Heuristic search strategy based on probabilistic and geostatistical simulation approach for simultaneous identification of groundwater contaminant source and simulation model parameters

Abstract

In this study, a heuristic search strategy based on probabilistic and geostatistical simulation approach is developed for simultaneous identification of groundwater contaminant source and simulation model parameters. The numerical simulation model, which is repeatedly invoked to evaluate the likelihood in Bayesian formula, can be substituted by the surrogate system to reduce the huge computational load. To improve the approximation accuracy of the surrogate system to the simulation model, we employ Entropy Weight method as a novel method to establish a combined surrogate system by combining Gaussian process, support vector regression, and kernel extreme learning machine. A state evaluation (heuristic) function based on Bayesian formula and the surrogate system is introduced to quantify the approximation degree of variables in current state to true values for contaminant sources and simulation model parameters. Thereafter, a heuristic search iterative process related to artificial intelligence is designed for simultaneous identification, which takes full advantage of the guidance and correction role of actual field monitoring data.

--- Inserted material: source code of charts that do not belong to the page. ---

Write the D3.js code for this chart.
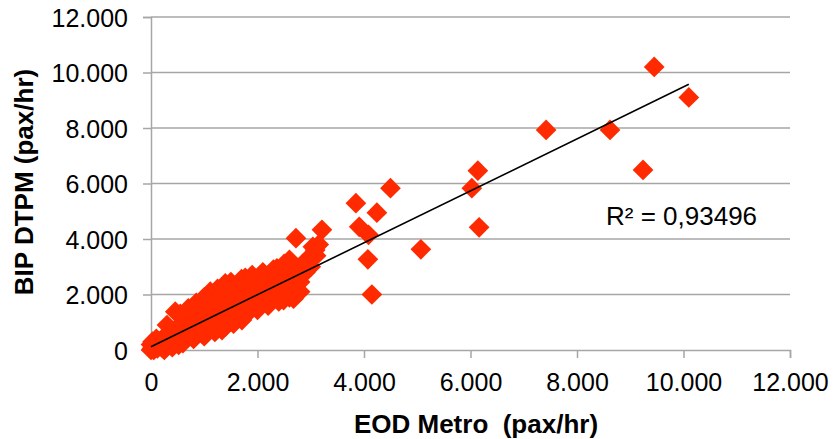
<!DOCTYPE html>
<html>
<head>
<meta charset="utf-8">
<script src="https://cdn.jsdelivr.net/npm/d3@7"></script>
<style>
    body { margin: 0; background: #fff; }
    svg text { font-family: "Liberation Sans", Arial, Helvetica, sans-serif; fill: #000; }
</style>
</head>
<body>
<svg id="chart"></svg>
<script>
// EOD Metro (x) vs BIP DTPM (y), pax/hr
const eodMetro = [
    0, 20, 40, 60, 80, 100, 120, 150, 170, 200, 220, 250, 270, 300, 320, 350, 380, 400, 420, 456,
    470, 500, 520, 540, 560, 600, 620, 650, 680, 700, 720, 750, 780, 800, 820, 850, 880, 900, 930, 957,
    980, 1000, 1020, 1050, 1080, 1113, 1130, 1150, 1180, 1200, 1230, 1260, 1280, 1300, 1333, 1350, 1380, 1395, 1420, 1450,
    1480, 1500, 1530, 1560, 1580, 1600, 1630, 1660, 1677, 1690, 1708, 1730, 1770, 1780, 1800, 1830, 1860, 1890, 1920, 1950,
    1980, 2000, 2030, 2060, 2100, 2130, 2160, 2200, 2230, 2270, 2300, 2340, 2365, 2400, 2430, 2460, 2490, 2500, 2550, 2600,
    2640, 2677, 2700, 2722, 2750, 2800, 2850, 2900, 2950, 3000, 3040, 3084, 3100, 3150, 3210,
    0, 30, 50, 100, 250, 300, 400, 550, 600, 700, 800, 850, 1000, 1000, 1200, 1250, 1400, 1500, 1550, 1700,
    1800, 1900, 2000, 2100, 2200, 2300, 2400, 2500, 2600, 2600, 2800,
    3848, 3910, 4085, 4073, 4148, 4242, 4497, 5068, 6025, 6138, 6162, 7420, 8620, 9240, 9450, 10100
];
const bipDtpm = [
    0, 50, 120, 30, 200, 150, 60, 300, 220, 100, 420, 280, 150, 500, 350, 200, 600, 450, 300, 1380,
    700, 550, 180, 900, 750, 1000, 600, 850, 1150, 500, 950, 700, 1200, 850, 1000, 1300, 750, 1100, 1450, 600,
    900, 1200, 1600, 1000, 1350, 2100, 800, 1500, 1150, 1800, 1300, 1000, 1650, 1950, 720, 1400, 1200, 2400, 1750, 1500,
    2000, 1300, 1650, 2200, 1450, 1900, 1150, 2300, 1200, 1700, 1080, 2000, 2600, 1500, 2200, 1800, 2350, 1600, 2100, 1900,
    2450, 1700, 2200, 2000, 2300, 1750, 2550, 2100, 1950, 2400, 2200, 2650, 2944, 2300, 2100, 2700, 1800, 2500, 2850, 2300,
    3000, 1850, 2600, 4030, 2900, 2450, 3100, 2800, 3300, 3000, 3720, 3600, 3400, 3800, 4330,
    200, 300, 0, 400, 0, 900, 100, 1300, 250, 1500, 400, 1700, 500, 1900, 650, 2200, 850, 2450, 950, 2550,
    1300, 2700, 1450, 2800, 1600, 2900, 1750, 3100, 1900, 3250, 2100,
    5290, 4440, 4150, 3270, 2000, 4950, 5830, 3630, 5830, 6460, 4420, 7930, 7930, 6490, 10200, 9100
];

const xTicks = [0, 2000, 4000, 6000, 8000, 10000, 12000];
const yTicks = [0, 2000, 4000, 6000, 8000, 10000, 12000];

// linear trend as drawn in the picture
const trendSlope = 0.936;
const trendIntercept = 120;
const trendLabel = 'R² = 0,93496';

const xTitle = 'EOD Metro  (pax/hr)';
const yTitle = 'BIP DTPM (pax/hr)';

const width = 836, height = 439;
const margin = {top: 17, right: 46, bottom: 89, left: 151};

const svg = d3.select('#chart')
    .attr('width', width)
    .attr('height', height);

const x = d3.scaleLinear().domain([0, 12000]).range([margin.left, width - margin.right]);
const y = d3.scaleLinear().domain([0, 12000]).range([height - margin.bottom, margin.top]);

const locale = d3.formatLocale({decimal: ',', thousands: '.', grouping: [3], currency: ['', '']});
const fmt = locale.format(',');

const gridColor = '#a6a6a6';

// horizontal gridlines
svg.append('g')
    .selectAll('line')
    .data(yTicks.filter(d => d > 0))
    .enter()
    .append('line')
    .attr('x1', x(0))
    .attr('x2', x(12000))
    .attr('y1', d => y(d))
    .attr('y2', d => y(d))
    .style('stroke', gridColor)
    .style('stroke-width', 1.5);

// y axis
const yAxis = svg.append('g')
    .attr('transform', `translate(${x(0)},0)`)
    .call(d3.axisLeft(y).tickValues(yTicks).tickSize(8).tickPadding(15).tickFormat(fmt));

// x axis
const xAxis = svg.append('g')
    .attr('transform', `translate(0,${y(0)})`)
    .call(d3.axisBottom(x).tickValues(xTicks).tickSize(8).tickPadding(15).tickFormat(fmt));

[xAxis, yAxis].forEach(ax => {
    ax.select('.domain').style('stroke', gridColor).style('stroke-width', 1.5);
    ax.selectAll('.tick line').style('stroke', gridColor).style('stroke-width', 1.5);
    ax.selectAll('.tick text')
        .style('font-size', '25px')
        .style('font-family', '"Liberation Sans", Arial, sans-serif')
        .style('fill', '#000');
});
yAxis.selectAll('.tick text').attr('dy', '0.36em');
xAxis.selectAll('.tick text').attr('dy', '0.72em');

// points
const diamond = d3.symbol().type(d3.symbolSquare).size(215);
svg.append('g')
    .attr('class', 'points')
    .selectAll('path')
    .data(eodMetro.map((d, i) => [d, bipDtpm[i]]))
    .enter()
    .append('path')
    .attr('d', diamond)
    .attr('transform', d => `translate(${x(d[0])},${y(d[1])}) rotate(45)`)
    .style('fill', '#ff2a00');

// trend line
const xMin = d3.min(eodMetro), xMax = d3.max(eodMetro);
svg.append('line')
    .attr('x1', x(xMin))
    .attr('y1', y(trendIntercept + trendSlope * xMin))
    .attr('x2', x(xMax))
    .attr('y2', y(trendIntercept + trendSlope * xMax))
    .style('stroke', '#000')
    .style('stroke-width', 1.6);

svg.append('text')
    .attr('x', 606)
    .attr('y', 225)
    .style('font-size', '26px')
    .text(trendLabel);

// axis titles
svg.append('text')
    .attr('x', 476)
    .attr('y', 433)
    .attr('text-anchor', 'middle')
    .attr('xml:space', 'preserve')
    .style('white-space', 'pre')
    .style('font-size', '26px')
    .style('font-weight', 'bold')
    .text(xTitle);

svg.append('text')
    .attr('transform', 'translate(33,182) rotate(-90)')
    .attr('text-anchor', 'middle')
    .style('font-size', '26px')
    .style('font-weight', 'bold')
    .text(yTitle);
</script>
</body>
</html>
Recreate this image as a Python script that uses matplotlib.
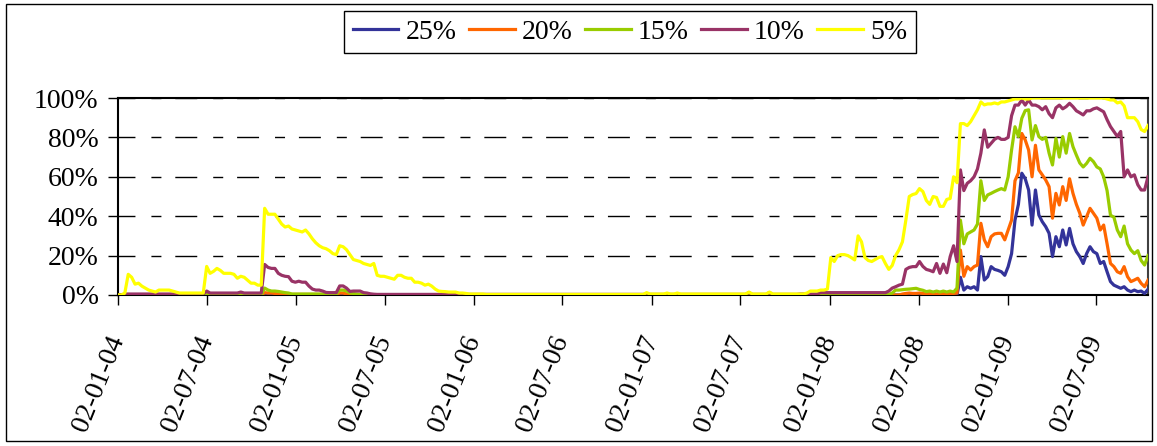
import numpy as np
import pandas as pd
import matplotlib.pyplot as plt
from matplotlib.patches import Rectangle

plt.rcParams['font.family'] = ['Liberation Serif', 'DejaVu Serif']

# weekly observations starting 02-01-2004 (values in %)
start_date = "2004-01-02"
series_names = ["25%", "20%", "15%", "10%", "5%"]
series_colors = ["#333399", "#FF6600", "#99CC00", "#993366", "#FFFF00"]

p25 = ([0] * 247 +
       [9, 2.5, 4.2, 3.4, 4.2, 2.5, 19.5, 7.6, 9.3, 14.4, 13, 12.5, 11.8, 10,
        14.4, 21, 38, 46, 61.8, 59, 53.3, 35.5, 53.3, 40.6, 37.2, 34.7, 31.3,
        19.5, 29.6, 24.5, 33, 25.4, 33.8, 26, 22, 19.5, 16, 21, 24.5, 22, 21,
        16, 17, 11.8, 6.8, 5, 4.2, 3.4, 4.2, 2.5, 1.7, 2.5, 1.7, 2, 0.8, 2.9])

p20 = ([0] * 43 +
       [1.2, 1, 1, 0.8, 0.5] + [0.3] * 17 + [1, 1, 0.5] +
       [0] * 162 +
       [0.5, 0.8, 1, 0.8, 0.8, 1, 0.8, 0.5, 0.8, 0.8, 0.5, 0.8, 0.8, 0.5, 0.8,
        0.8, 1] +
       [22.8, 9.5, 14.4, 12.7, 14.4, 15.2, 36.4, 28, 24.5, 29.6, 31, 31.3,
        31.3, 28, 33, 38, 58, 62, 82, 78.7, 73.6, 60, 76, 63.5, 61, 58.4, 55,
        39, 51.6, 45.7, 55, 48, 59, 51.6, 46, 41.5, 35.5, 39.7, 44, 41.5, 39,
        33, 35.5, 26, 16, 14.4, 11.8, 11, 14.4, 9.3, 6.8, 7.6, 8.5, 5.9, 4.2,
        7.5])

p15 = ([0] * 43 +
       [3.5, 2.5, 2, 2, 1.8, 1.5, 1.2, 1] + [0.5] * 14 +
       [2.5, 2.5, 2, 1, 0.8, 0.5, 0.3] +
       [0] * 154 +
       [0.3, 1, 2.5, 2.5, 2.7, 2.9, 3, 3.2, 3.4, 2.8, 2.4, 1.7, 2, 1.5, 2, 1.5,
        2, 1.5, 2, 1.5, 3.5] +
       [38, 26, 31, 32, 33, 36, 58, 48, 50.8, 51.6, 52.5, 53.3, 54, 53.3, 60,
        73.6, 85.4, 80.4, 89.7, 93.6, 94, 78.7, 86, 80.4, 79, 80, 72, 66, 79.5,
        70, 80.4, 72, 82, 75.3, 71, 67, 65, 66.8, 69.4, 67.7, 65, 64, 60, 53,
        40.5, 39.5, 33, 29.6, 35, 26, 22.8, 21, 22.5, 17.5, 15.2, 20])

p10 = ([0, 0] + [0.5] * 24 +
       [2] + [1] * 9 + [1.5] + [1] * 6 +
       [15.5, 14, 13.5, 13.5, 11, 10, 9.5, 9.3, 7, 6.5, 7, 6.5, 6.5, 4.5, 3,
        2.5, 2.5, 2, 1.3, 1.2, 1.2, 1.2, 4.6, 4.6, 3.5, 1.8, 2, 2, 2, 1.2, 1,
        0.6, 0.4] +
       [0.3] * 109 + [1.2] + [0.3] * 5 + [1.2] + [0.3] * 8 +
       [0.5] * 6 + [1.2] * 20 +
       [2, 3.5, 4.2, 5, 5.5, 13, 14, 14.4, 14.4, 17, 14.5, 13, 12.5, 11.8, 16,
        11, 15.7, 11.3, 19.5, 25, 17] +
       [63.5, 53, 56.7, 58, 60, 64, 72, 83.8, 75, 77, 79, 80, 79, 79, 80, 91,
        96.4, 96.4, 99, 96.4, 99, 96.4, 96.4, 95.6, 94, 95.6, 92, 90, 95, 96.4,
        94.5, 95.6, 97.3, 95.6, 93.5, 92.5, 91.4, 93.5, 93.5, 94.5, 95, 94, 93,
        89, 85.5, 83, 80.5, 83, 60, 63.5, 60, 61, 56, 53.3, 53.3, 60])

p5 = ([0, 0, 1, 10.5, 9, 5.5, 6, 4.5, 3.5, 2.5, 2, 1.5, 2.5, 2.5, 2.5, 2.5, 2,
       1.5, 1, 1, 1, 1, 1, 1, 1, 1] +
      [14.5, 11, 12, 13.5, 12.5, 11, 11, 11, 10.5, 8.5, 9.5, 9, 7.5, 6, 6, 5,
       5] +
      [44, 41, 41, 41, 38.5, 36, 34.5, 35, 33.5, 33, 32.5, 32, 33, 31, 28.5,
       26.5, 25, 24, 23.5, 22.5, 21, 20.5, 25, 24.5, 23, 20.5, 18, 17.5, 17,
       16, 15.5, 15, 16, 10, 9.5, 9.5, 9, 8.5, 8, 10, 10, 9, 8.5, 8.5, 6.5, 6.5,
       6, 5, 5.5, 4.5, 3, 2, 1.8, 1.7, 1.5, 1.5, 1.5, 1] +
      [1, 0.8, 0.5, 0.5, 0.5, 0.5, 0.5, 0.3, 0.3, 0.3] + [0.3] * 44 +
      [1.2] + [0.5] * 5 + [1, 0.5, 0.5, 1] + [0.5] * 20 + [1.5] + [0.5] * 5 +
      [1.5] + [0.5] * 10 + [1, 2, 2, 2, 2.5, 2.5, 3] +
      [19, 17, 20, 20.5, 20.5, 20, 19, 17.8, 30, 27, 19, 17.5, 17, 18, 19,
       19.5, 16, 13, 15, 20, 23, 27, 38, 50, 51, 51.5, 54, 52.5, 48, 46, 50,
       49.5, 45, 45, 48.5, 49, 60, 57] +
      [87, 87, 86, 88, 91, 94, 98, 96.5, 97, 97, 97.5, 97, 98, 98, 98.5, 99,
       99.5, 99.5, 100, 99.5, 99.5] + [100] * 22 +
      [99.5, 99, 99, 97.5, 98, 96, 90, 90, 90, 88, 84, 83, 86])

tick_dates = ["2004-01-02", "2004-07-02", "2005-01-02", "2005-07-02",
              "2006-01-02", "2006-07-02", "2007-01-02", "2007-07-02",
              "2008-01-02", "2008-07-02", "2009-01-02", "2009-07-02"]
y_ticks = [0, 20, 40, 60, 80, 100]
y_tick_labels = ["0%", "20%", "40%", "60%", "80%", "100%"]

W, H = 1157, 446
fig = plt.figure(figsize=(W / 100, H / 100), dpi=100)
ax = fig.add_axes([118 / W, 1 - 295 / H, (1148 - 118) / W, (295 - 98) / H])

all_series = [p25, p20, p15, p10, p5]
n = max(len(s) for s in all_series)
dates = pd.date_range(start_date, periods=n, freq="7D")
for vals, name, col in zip(all_series, series_names, series_colors):
    ax.plot(dates[:len(vals)], vals, color=col, lw=2.3, label=name,
            zorder=3, solid_joinstyle="round")

ax.set_xlim(dates[0], dates[-1])
ax.set_ylim(0, 100)
ax.set_yticks(y_ticks)
ax.set_yticklabels(y_tick_labels, fontsize=20)
ax.set_xticks(pd.to_datetime(tick_dates))
ax.set_xticklabels([pd.Timestamp(d).strftime("%d-%m-%y") for d in tick_dates],
                   fontsize=20, rotation=68, ha="right", va="center",
                   rotation_mode="anchor")
ax.tick_params(axis="y", direction="out", length=7, width=1, pad=7)
ax.tick_params(axis="x", direction="out", length=7, width=1, pad=23)

ax.grid(axis="y", color="black", lw=1, linestyle=(3.6, (15.8, 11.5, 7.2, 10)))
ax.set_axisbelow(True)
for s in ax.spines.values():
    s.set_linewidth(1.5)
    s.set_color("black")
ax.spines["right"].set_color("#404040")

fig.legend(loc="center", bbox_to_anchor=(630 / W, 1 - 32 / H), ncol=5,
           fontsize=20, frameon=True, fancybox=False, edgecolor="black",
           framealpha=1, handlelength=1.65, handletextpad=0.25,
           columnspacing=0.45, borderpad=0.3, borderaxespad=0)

fig.patches.append(Rectangle((6 / W, 5 / H), (1152 - 6) / W, (441 - 4) / H,
                             transform=fig.transFigure, fill=False,
                             edgecolor="black", lw=1))

fig.savefig("out.png", dpi=100)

A multi-vector and variable-step size random walk method is proposed to select the candidate point. A Metropolis formula based on the state evaluation function is constructed, and the result is used as the judging criterion for the state transition. Finally, simultaneous identification results are obtained when the iteration reaches the convergence criteria. The proposed approaches are tested with a numerical case study. The results indicate that the heuristic search strategy can assist in identifying groundwater contaminant source and simulation model parameters simultaneously with high accuracy and efficiency.